What you have to do: Write out every line exactly, from the start of the records below to the line with "const yTicks = [0, 100, 200, 300, 400, 500, 600, 700];", and stop there. Don't write out the pictures.

Rows from a dataset of charts and code:

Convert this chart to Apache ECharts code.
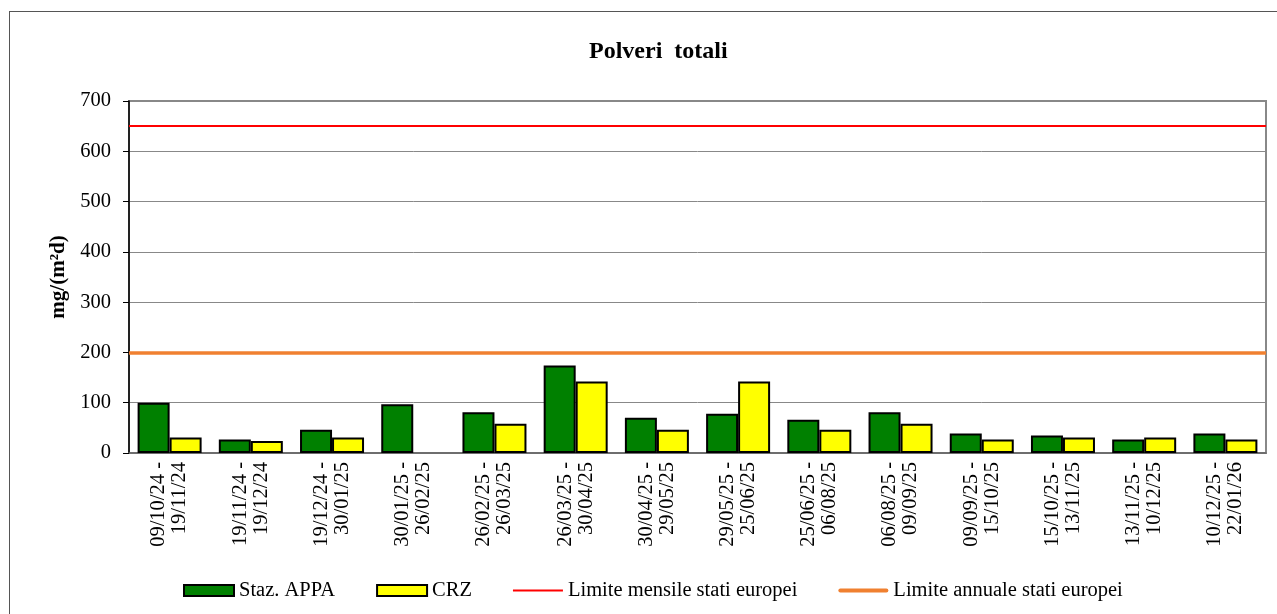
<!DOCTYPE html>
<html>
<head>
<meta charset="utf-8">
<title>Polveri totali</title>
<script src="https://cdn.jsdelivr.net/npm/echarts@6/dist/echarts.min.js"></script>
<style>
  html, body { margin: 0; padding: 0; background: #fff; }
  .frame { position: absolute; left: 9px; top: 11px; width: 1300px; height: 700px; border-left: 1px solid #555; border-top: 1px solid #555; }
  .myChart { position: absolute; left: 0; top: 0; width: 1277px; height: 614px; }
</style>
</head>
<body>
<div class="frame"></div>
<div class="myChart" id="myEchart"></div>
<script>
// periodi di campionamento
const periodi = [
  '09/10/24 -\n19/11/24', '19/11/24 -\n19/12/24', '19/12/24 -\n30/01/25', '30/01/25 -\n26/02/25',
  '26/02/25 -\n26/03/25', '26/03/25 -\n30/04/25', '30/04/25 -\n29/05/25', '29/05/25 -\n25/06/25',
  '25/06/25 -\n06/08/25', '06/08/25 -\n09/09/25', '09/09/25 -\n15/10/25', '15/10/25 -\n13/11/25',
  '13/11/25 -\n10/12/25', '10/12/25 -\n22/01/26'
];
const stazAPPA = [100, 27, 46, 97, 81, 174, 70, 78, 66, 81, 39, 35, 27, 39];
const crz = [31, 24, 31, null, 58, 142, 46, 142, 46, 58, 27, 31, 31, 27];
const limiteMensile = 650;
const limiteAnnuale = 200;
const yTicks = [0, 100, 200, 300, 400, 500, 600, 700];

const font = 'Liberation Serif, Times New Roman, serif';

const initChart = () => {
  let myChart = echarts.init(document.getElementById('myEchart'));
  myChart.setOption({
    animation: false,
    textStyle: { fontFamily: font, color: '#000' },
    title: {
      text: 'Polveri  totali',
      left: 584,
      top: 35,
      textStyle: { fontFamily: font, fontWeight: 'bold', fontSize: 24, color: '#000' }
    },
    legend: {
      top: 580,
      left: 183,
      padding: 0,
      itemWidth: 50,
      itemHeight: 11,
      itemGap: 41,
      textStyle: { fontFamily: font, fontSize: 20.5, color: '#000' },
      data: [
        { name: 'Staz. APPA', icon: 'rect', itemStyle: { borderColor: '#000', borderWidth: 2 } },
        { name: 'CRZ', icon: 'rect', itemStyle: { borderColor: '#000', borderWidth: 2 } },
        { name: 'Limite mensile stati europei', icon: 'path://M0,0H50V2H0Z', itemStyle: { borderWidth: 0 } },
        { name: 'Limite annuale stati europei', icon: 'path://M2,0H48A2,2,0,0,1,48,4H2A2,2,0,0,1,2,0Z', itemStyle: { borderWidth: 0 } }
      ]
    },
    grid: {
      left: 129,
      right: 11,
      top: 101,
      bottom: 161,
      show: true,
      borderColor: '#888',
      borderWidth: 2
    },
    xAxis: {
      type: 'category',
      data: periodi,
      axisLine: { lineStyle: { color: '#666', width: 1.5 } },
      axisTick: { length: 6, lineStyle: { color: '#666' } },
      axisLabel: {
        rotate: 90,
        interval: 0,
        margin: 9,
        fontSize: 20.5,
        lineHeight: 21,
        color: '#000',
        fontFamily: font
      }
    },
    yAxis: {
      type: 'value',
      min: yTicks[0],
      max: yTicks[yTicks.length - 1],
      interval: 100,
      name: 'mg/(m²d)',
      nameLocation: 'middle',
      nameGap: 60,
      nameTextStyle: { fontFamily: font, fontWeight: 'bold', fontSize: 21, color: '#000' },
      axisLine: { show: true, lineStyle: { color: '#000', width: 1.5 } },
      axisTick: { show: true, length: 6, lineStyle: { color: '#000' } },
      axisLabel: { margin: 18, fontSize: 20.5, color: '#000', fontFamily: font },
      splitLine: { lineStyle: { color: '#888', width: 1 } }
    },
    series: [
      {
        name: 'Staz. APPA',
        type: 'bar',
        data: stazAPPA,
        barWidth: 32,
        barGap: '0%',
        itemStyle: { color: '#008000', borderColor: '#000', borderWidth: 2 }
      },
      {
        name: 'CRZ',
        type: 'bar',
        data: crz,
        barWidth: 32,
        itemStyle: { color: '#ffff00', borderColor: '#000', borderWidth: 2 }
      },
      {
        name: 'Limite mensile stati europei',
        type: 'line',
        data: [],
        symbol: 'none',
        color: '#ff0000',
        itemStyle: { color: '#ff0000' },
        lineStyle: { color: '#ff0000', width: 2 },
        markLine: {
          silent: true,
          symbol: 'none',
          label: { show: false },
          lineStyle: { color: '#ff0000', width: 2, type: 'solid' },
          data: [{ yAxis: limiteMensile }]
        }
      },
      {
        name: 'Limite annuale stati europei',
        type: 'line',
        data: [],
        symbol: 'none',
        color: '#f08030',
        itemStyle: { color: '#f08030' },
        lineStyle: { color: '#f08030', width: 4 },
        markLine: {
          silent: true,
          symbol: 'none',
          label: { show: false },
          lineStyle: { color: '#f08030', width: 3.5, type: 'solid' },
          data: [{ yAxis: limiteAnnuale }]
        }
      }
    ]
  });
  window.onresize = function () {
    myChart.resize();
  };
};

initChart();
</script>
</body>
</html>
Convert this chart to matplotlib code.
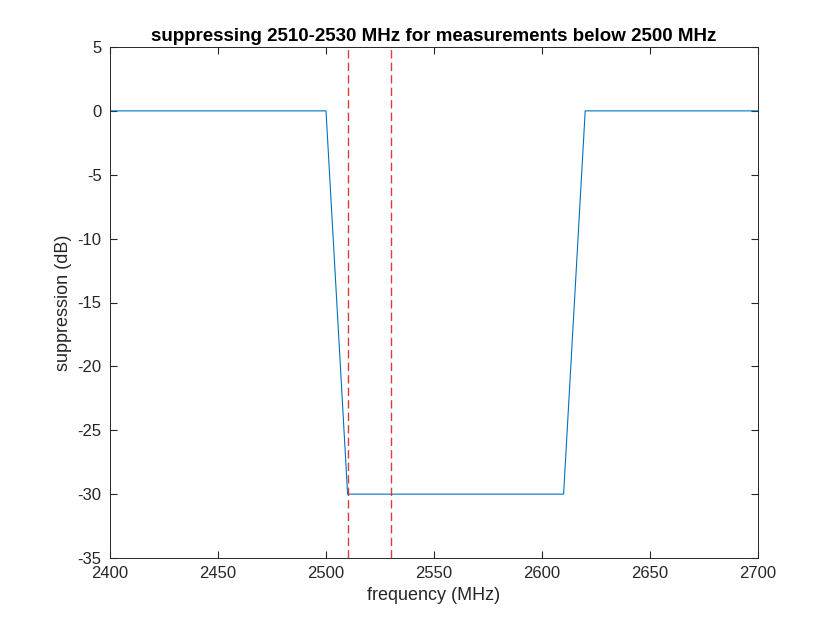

Output:
Convert this chart to Apache ECharts code.
<!DOCTYPE html>
<html>
<head>
<meta charset="utf-8">
<title>Polveri totali</title>
<script src="https://cdn.jsdelivr.net/npm/echarts@6/dist/echarts.min.js"></script>
<style>
  html, body { margin: 0; padding: 0; background: #fff; }
  .frame { position: absolute; left: 9px; top: 11px; width: 1300px; height: 700px; border-left: 1px solid #555; border-top: 1px solid #555; }
  .myChart { position: absolute; left: 0; top: 0; width: 1277px; height: 614px; }
</style>
</head>
<body>
<div class="frame"></div>
<div class="myChart" id="myEchart"></div>
<script>
// periodi di campionamento
const periodi = [
  '09/10/24 -\n19/11/24', '19/11/24 -\n19/12/24', '19/12/24 -\n30/01/25', '30/01/25 -\n26/02/25',
  '26/02/25 -\n26/03/25', '26/03/25 -\n30/04/25', '30/04/25 -\n29/05/25', '29/05/25 -\n25/06/25',
  '25/06/25 -\n06/08/25', '06/08/25 -\n09/09/25', '09/09/25 -\n15/10/25', '15/10/25 -\n13/11/25',
  '13/11/25 -\n10/12/25', '10/12/25 -\n22/01/26'
];
const stazAPPA = [100, 27, 46, 97, 81, 174, 70, 78, 66, 81, 39, 35, 27, 39];
const crz = [31, 24, 31, null, 58, 142, 46, 142, 46, 58, 27, 31, 31, 27];
const limiteMensile = 650;
const limiteAnnuale = 200;
const yTicks = [0, 100, 200, 300, 400, 500, 600, 700];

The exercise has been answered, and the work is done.